## INFORMATION PROVIDED
<<<<

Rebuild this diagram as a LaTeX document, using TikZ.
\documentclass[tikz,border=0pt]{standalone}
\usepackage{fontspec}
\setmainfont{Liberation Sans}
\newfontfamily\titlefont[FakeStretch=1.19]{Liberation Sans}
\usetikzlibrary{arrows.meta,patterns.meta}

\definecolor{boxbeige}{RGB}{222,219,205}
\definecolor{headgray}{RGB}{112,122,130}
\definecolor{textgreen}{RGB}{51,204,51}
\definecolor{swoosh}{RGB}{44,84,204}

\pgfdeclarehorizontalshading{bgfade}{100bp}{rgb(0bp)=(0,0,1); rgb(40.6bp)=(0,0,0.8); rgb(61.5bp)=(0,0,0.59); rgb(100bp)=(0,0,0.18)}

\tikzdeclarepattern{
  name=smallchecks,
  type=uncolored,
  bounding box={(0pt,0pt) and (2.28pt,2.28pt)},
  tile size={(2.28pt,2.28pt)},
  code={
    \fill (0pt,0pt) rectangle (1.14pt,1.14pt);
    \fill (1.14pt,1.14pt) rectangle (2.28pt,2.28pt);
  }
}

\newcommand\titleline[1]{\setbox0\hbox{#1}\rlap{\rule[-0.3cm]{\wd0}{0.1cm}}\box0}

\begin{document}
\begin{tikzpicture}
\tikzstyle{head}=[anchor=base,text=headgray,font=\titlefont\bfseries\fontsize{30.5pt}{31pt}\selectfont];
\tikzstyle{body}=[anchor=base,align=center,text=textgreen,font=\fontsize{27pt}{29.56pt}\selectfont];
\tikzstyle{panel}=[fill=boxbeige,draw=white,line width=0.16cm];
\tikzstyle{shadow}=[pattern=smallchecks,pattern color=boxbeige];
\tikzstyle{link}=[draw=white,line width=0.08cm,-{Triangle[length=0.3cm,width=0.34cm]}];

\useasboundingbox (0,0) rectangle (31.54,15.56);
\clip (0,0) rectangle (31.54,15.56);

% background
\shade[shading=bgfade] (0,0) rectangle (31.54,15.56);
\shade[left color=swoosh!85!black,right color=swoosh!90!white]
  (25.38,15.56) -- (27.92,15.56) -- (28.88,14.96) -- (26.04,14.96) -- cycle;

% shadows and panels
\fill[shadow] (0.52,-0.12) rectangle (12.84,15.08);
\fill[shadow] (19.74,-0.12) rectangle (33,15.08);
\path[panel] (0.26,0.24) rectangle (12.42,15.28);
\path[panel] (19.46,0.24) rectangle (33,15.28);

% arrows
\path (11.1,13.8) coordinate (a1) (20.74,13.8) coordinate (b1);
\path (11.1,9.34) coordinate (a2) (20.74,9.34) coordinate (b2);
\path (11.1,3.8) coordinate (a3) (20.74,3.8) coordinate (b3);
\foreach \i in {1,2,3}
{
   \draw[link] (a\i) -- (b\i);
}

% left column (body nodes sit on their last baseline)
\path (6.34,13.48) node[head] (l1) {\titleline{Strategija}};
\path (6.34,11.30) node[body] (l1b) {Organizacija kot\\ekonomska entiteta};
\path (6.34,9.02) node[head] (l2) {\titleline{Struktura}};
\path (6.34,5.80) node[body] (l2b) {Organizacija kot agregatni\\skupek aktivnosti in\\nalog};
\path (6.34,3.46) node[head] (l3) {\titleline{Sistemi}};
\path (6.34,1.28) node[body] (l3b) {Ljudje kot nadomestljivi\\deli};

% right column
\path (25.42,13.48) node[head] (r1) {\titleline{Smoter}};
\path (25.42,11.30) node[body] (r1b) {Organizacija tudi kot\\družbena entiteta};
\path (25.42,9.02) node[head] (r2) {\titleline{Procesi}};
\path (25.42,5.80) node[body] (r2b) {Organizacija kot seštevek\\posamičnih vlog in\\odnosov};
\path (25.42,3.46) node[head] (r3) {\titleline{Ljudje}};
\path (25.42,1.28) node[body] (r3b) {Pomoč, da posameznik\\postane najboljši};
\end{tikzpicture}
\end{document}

>>>>
<<<<

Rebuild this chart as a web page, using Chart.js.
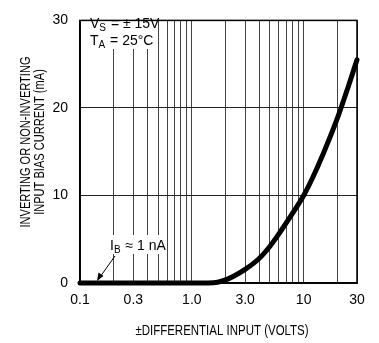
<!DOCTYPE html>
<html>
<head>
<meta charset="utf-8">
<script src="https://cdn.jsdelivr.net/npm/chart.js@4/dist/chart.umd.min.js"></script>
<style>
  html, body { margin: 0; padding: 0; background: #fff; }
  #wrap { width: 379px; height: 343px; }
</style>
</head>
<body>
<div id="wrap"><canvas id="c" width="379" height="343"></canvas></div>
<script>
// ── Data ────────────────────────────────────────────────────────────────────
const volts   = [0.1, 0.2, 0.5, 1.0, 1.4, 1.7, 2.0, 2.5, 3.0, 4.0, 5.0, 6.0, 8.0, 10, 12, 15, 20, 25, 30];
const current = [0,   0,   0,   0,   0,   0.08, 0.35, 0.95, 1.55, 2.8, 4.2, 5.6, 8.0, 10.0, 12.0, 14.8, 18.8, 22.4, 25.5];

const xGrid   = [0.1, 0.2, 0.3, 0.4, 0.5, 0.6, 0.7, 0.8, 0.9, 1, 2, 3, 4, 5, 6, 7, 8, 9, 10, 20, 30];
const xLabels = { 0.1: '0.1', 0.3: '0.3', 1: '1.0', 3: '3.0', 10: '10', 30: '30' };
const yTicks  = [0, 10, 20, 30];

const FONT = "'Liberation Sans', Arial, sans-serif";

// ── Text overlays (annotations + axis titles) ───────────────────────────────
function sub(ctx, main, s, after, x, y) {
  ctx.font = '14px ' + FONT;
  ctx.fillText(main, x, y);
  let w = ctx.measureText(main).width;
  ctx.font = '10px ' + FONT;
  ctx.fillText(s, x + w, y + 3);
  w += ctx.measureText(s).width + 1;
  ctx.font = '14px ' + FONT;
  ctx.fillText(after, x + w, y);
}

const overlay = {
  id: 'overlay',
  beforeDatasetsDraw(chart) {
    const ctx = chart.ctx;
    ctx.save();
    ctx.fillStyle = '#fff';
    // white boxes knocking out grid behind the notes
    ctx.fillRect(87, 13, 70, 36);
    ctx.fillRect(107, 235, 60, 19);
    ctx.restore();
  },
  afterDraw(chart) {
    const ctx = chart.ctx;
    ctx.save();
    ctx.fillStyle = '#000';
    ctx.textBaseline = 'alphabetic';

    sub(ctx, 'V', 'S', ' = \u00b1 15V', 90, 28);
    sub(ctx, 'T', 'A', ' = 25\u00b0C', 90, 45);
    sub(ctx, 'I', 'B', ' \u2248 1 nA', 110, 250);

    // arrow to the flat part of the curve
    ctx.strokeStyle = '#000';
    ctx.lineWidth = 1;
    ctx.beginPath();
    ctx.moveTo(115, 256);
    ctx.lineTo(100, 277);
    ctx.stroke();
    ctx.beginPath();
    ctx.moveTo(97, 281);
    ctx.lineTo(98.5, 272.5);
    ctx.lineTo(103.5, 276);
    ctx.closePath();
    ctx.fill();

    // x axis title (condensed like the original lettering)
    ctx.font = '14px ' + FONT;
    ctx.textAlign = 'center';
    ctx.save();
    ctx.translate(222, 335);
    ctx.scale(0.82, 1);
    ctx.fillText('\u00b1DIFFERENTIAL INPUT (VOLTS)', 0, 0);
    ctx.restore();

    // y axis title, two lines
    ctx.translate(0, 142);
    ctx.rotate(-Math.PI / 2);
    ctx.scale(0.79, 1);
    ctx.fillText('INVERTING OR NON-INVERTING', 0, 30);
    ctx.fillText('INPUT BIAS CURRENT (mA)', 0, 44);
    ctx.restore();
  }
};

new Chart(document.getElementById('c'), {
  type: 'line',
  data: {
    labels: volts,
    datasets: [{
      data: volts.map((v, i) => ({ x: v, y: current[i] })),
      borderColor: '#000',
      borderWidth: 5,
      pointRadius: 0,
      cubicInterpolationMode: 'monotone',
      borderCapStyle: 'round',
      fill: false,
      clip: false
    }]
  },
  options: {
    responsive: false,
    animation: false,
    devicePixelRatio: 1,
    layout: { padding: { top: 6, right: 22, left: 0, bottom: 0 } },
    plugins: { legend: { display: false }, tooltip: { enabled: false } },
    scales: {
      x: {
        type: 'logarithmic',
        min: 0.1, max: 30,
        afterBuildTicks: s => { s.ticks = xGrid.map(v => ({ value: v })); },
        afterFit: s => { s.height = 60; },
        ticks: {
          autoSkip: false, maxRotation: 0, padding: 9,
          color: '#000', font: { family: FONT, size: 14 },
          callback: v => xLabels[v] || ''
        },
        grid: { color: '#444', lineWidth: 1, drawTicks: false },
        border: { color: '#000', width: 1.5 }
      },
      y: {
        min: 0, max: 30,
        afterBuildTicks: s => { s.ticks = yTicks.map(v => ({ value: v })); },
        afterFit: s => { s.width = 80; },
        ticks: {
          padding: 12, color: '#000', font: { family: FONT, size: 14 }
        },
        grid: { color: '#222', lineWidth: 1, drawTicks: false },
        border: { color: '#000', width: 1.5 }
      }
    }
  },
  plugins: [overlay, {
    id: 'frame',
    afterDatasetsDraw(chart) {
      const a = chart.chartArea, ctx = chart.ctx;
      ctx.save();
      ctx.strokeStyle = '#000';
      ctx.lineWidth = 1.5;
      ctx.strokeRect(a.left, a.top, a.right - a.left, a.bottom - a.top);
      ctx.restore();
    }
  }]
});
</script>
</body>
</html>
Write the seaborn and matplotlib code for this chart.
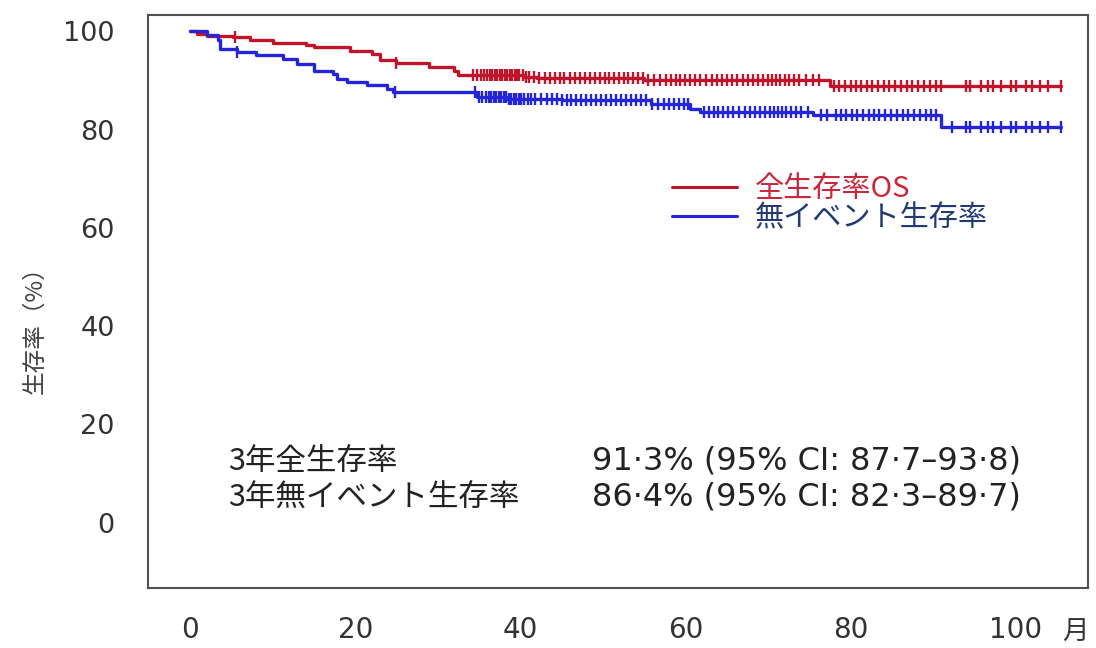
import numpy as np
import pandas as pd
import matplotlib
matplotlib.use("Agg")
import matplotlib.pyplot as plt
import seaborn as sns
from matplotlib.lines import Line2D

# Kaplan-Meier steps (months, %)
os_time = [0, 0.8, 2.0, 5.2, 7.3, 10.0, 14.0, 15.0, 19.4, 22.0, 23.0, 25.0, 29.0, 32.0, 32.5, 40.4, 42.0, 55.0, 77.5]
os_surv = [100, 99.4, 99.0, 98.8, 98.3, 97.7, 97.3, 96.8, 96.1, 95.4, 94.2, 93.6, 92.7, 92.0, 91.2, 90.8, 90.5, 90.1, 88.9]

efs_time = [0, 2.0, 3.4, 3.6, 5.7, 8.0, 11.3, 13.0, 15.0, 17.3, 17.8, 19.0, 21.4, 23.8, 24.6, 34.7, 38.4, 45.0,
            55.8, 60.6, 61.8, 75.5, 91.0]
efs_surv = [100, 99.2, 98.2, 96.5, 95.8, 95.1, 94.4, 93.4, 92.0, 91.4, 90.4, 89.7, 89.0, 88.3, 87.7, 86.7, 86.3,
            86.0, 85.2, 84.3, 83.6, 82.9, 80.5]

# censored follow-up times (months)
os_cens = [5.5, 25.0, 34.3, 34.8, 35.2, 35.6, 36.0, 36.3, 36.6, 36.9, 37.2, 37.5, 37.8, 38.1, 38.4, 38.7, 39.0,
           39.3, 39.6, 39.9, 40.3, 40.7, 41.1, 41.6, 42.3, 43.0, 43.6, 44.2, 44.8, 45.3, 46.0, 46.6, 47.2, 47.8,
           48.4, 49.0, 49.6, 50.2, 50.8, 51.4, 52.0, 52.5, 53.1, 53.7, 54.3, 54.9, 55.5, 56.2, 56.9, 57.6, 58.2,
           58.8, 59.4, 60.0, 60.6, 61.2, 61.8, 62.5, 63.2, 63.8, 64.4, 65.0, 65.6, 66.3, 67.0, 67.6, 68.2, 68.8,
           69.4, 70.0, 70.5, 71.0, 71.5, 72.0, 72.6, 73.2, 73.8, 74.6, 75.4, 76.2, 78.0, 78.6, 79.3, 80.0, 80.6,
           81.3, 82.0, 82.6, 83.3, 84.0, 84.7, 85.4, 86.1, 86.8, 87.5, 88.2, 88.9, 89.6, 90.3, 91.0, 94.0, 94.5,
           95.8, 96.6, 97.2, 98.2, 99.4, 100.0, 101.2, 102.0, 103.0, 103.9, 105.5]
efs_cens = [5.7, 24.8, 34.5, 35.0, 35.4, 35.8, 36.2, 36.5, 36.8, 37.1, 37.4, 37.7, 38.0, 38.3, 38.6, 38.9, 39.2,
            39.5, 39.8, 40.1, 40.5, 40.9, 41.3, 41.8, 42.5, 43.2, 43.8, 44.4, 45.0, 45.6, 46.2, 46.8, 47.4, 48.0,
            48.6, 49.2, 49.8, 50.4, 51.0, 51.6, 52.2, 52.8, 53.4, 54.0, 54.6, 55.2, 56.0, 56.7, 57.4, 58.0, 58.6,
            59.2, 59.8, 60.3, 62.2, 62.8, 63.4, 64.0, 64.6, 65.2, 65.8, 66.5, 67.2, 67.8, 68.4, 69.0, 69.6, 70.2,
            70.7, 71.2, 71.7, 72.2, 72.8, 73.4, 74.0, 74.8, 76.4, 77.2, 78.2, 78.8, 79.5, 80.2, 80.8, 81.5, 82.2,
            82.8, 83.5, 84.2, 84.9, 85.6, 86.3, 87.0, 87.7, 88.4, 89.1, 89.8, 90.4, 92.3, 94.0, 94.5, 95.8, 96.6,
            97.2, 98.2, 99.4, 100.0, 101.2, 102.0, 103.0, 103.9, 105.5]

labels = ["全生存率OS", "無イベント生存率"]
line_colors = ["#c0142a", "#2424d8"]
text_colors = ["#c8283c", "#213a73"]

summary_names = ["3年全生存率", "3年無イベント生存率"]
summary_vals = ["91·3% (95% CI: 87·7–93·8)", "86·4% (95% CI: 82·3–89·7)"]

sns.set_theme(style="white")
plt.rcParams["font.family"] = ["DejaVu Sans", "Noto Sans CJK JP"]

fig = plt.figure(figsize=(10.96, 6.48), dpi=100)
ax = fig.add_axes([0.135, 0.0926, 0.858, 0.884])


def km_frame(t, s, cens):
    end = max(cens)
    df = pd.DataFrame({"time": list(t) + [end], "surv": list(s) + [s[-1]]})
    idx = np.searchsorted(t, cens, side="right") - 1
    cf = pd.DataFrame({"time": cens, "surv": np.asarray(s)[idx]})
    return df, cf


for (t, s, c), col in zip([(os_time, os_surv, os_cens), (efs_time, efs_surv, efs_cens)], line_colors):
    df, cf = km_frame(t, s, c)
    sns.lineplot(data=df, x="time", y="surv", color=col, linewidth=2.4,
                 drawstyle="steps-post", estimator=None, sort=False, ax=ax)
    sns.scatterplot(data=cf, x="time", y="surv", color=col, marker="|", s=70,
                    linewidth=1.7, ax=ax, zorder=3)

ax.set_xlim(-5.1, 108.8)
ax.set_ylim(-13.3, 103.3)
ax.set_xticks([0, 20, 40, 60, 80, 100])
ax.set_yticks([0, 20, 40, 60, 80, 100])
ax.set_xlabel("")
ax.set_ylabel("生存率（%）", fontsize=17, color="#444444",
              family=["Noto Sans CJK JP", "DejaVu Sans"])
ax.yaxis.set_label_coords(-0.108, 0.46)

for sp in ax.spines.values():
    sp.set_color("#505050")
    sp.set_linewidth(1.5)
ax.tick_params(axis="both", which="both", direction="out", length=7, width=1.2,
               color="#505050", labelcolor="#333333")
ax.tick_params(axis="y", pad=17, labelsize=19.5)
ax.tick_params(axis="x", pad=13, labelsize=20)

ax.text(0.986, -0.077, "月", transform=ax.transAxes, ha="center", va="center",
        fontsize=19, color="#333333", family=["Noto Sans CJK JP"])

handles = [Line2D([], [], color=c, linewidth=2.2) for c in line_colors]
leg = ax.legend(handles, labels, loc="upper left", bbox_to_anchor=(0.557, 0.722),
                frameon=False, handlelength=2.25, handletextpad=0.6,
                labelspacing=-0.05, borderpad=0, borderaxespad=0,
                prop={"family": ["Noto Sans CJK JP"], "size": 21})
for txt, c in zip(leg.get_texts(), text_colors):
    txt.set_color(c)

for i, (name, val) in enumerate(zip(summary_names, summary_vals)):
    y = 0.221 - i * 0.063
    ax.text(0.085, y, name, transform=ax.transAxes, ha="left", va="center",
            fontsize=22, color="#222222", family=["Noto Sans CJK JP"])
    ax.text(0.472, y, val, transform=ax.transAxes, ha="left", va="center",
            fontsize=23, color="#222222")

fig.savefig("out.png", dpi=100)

>>>>

## REQUEST
Skip the pictures. Set down only the lines from the one containing "Write the seaborn" through the one containing "86.0, 85.2, 84.3, 83.6, 82.9, 80.5]", exactly as they appear, ends included.

## EXPECTED ANSWER
Write the seaborn and matplotlib code for this chart.
import numpy as np
import pandas as pd
import matplotlib
matplotlib.use("Agg")
import matplotlib.pyplot as plt
import seaborn as sns
from matplotlib.lines import Line2D

# Kaplan-Meier steps (months, %)
os_time = [0, 0.8, 2.0, 5.2, 7.3, 10.0, 14.0, 15.0, 19.4, 22.0, 23.0, 25.0, 29.0, 32.0, 32.5, 40.4, 42.0, 55.0, 77.5]
os_surv = [100, 99.4, 99.0, 98.8, 98.3, 97.7, 97.3, 96.8, 96.1, 95.4, 94.2, 93.6, 92.7, 92.0, 91.2, 90.8, 90.5, 90.1, 88.9]

efs_time = [0, 2.0, 3.4, 3.6, 5.7, 8.0, 11.3, 13.0, 15.0, 17.3, 17.8, 19.0, 21.4, 23.8, 24.6, 34.7, 38.4, 45.0,
            55.8, 60.6, 61.8, 75.5, 91.0]
efs_surv = [100, 99.2, 98.2, 96.5, 95.8, 95.1, 94.4, 93.4, 92.0, 91.4, 90.4, 89.7, 89.0, 88.3, 87.7, 86.7, 86.3,
            86.0, 85.2, 84.3, 83.6, 82.9, 80.5]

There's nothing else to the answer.